A mother breaks down beside Maoist son’s body in Malkangiri: ‘This was my fear all these years’

Padma, once arrested for Maoist links herself, now lives in Ongole, Andhra Pradesh, and tailors clothes for a living.

Written by Debabrata Mohanty | Malkangiri | Published:October 27, 2016 4:30 am
maoist-759 Padma, mother of Kandula Sirisha at Malkangiri Wednesday. Debabrata Mohanty

SITTING a few feet from the plywood coffin that held the body of her son, Kandula Sirisha a.k.a. Padma showed little emotion. It was with an effort that Padma, wife of Maoist leader Akkiraju Haragopal alias Ramakrishna alias RK, was holding back her tears at Malkangiri district police headquarters Wednesday. When she was finally shown the bullet-ridden and decomposing body, Padma, 46, could no longer hold the tears back. “All these years, I lived in fear of hearing this dreadful news one day,” she sobbed.

Her son Munna alias Prithvi alias Shivaji was an area committee member of Malkangiri’s “cut-off area”. He had been killed Monday with 23 others — four more Maoists were killed the following day — in an operation by a joint team of Andhra Pradesh’s Greyhound cops and Odisha police.

Padma, once arrested for Maoist links herself, now lives in Ongole, Andhra Pradesh, and tailors clothes for a living. “There was a time when I would check the papers and TV every day for news of any encounter. It became so stressful that after a point I stopped watching TV,” she said. When she heard the news Monday, she “almost fainted”, she said. Munna was an intermediate student when, in 2009, he joined his father, a central committee member. “I got married in 1988, Munna was born the following year, and my husband left the family in 1990,” Padma said.

“It never occurred to me Nunna would leave,” she said. “He was very fond of movies. His favourite was Chhatrapati starring Prabhas, which is why his party name was Shivaji. He loved dancing too.”
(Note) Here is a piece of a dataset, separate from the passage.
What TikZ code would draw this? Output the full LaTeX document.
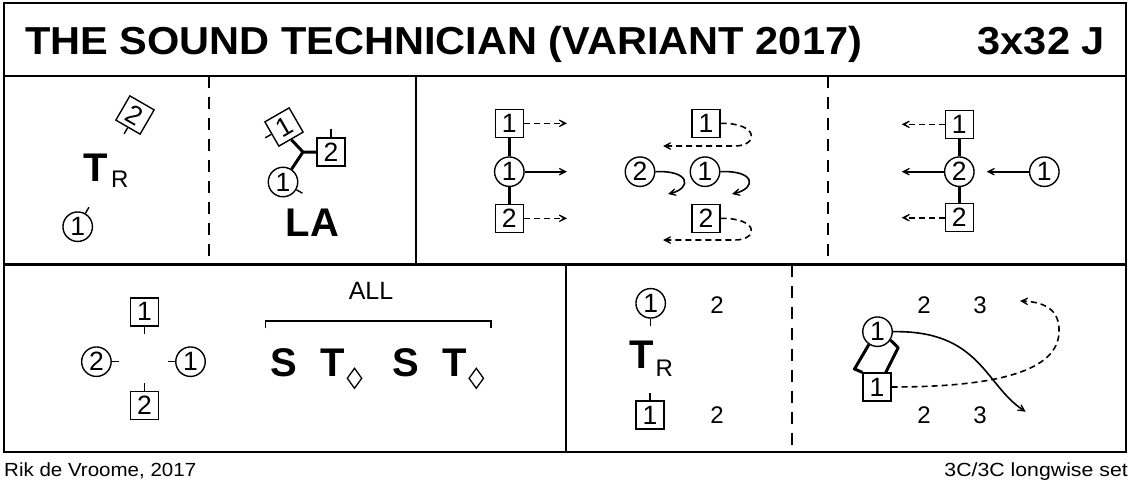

In 2010, Padma travelled to the forests of Narayanpatna block of Koraput planning to meet her son and husband. She was arrested at Semiliguda block, following a tip-off to by Odisha police from Andhra police. She was released in March 2011 as a trade-off for the release of then Malkangiri collector R Vineel Krishna, who had been abducted. “Since then, I never met my son. Two years ago, he sent me a postcard asking me not to worry. He wrote, be happy,” Padma said. “I am proud of my son. He wanted to save people in distress.”

With her son now gone, Padma worries about her husband, who is ailing. “He is 60 now and I want to be with him, take care of him.”

They hoped it wasn’t true. Many families had lived in the same fear as Padma. An aunt, a brother, a father or a wife of least 10 other Maoists turned up at the police office, hoping their worst fears wouldn’t turn out to be true.

Damayanti, wife of senior Maoist leader Bakuri Venkata Ramana Murthy alias Ganesh, alleged Andhra police used to spread false news earlier that he had had been killed. “When I heard it again, I thought it was a planted story,” Damayanti said. “We are poor people, we can’t travel every time to check.”

S Narasimha, elder brother of Maoist leaders Chemmala Krishnaiah alias Daya, travelled from Nalgonda and said his family too had lived in fear of this news one day. Devendra Duvasi came for the body of his mother Latha, an area committee member. Her father Duvasi Shankar alias Mahendra is a Andhra-Odisha border committee. “I last saw my father 15 years ago in Medak and last spoke to him 10 years ago. My mother joined the party five years ago,” said Devendra, after he identified his mother’s body.

Prabhakar Kapukka alias PKM’s wife, who incidentally is also called Devendra, came for his body. They had married 12 years ago, while he was studying civil engineering in Warangal and she in a local college. Prabhakar joined the Maoist movement two years ago and became a divisional committee member. “It was only yesterday I was told cops have identified my husband among the dead,” she said.

The family members were accompanied by revolutionary poet Varavara Rao and Padma Kumari, whose Maoist husband Suresh had been killed in 1998. Rao said, “The Andhra Greyhounds have killed party members in cold blood. It’s time Naveen Patnaik stopped transgression of Andhra police into Odisha areas.”

By evening, the bodies of seven Maoists had been 7 bodies while two more families were on their way. Police officials said they have identified 14 of the 28 bodies so far. “By tomorrow morning, if no one comes forward to claim them, we will bury the unclaimed bodies as per NHRC guidelines” said Malkangiri SP Maitrabhanu Mahapatra.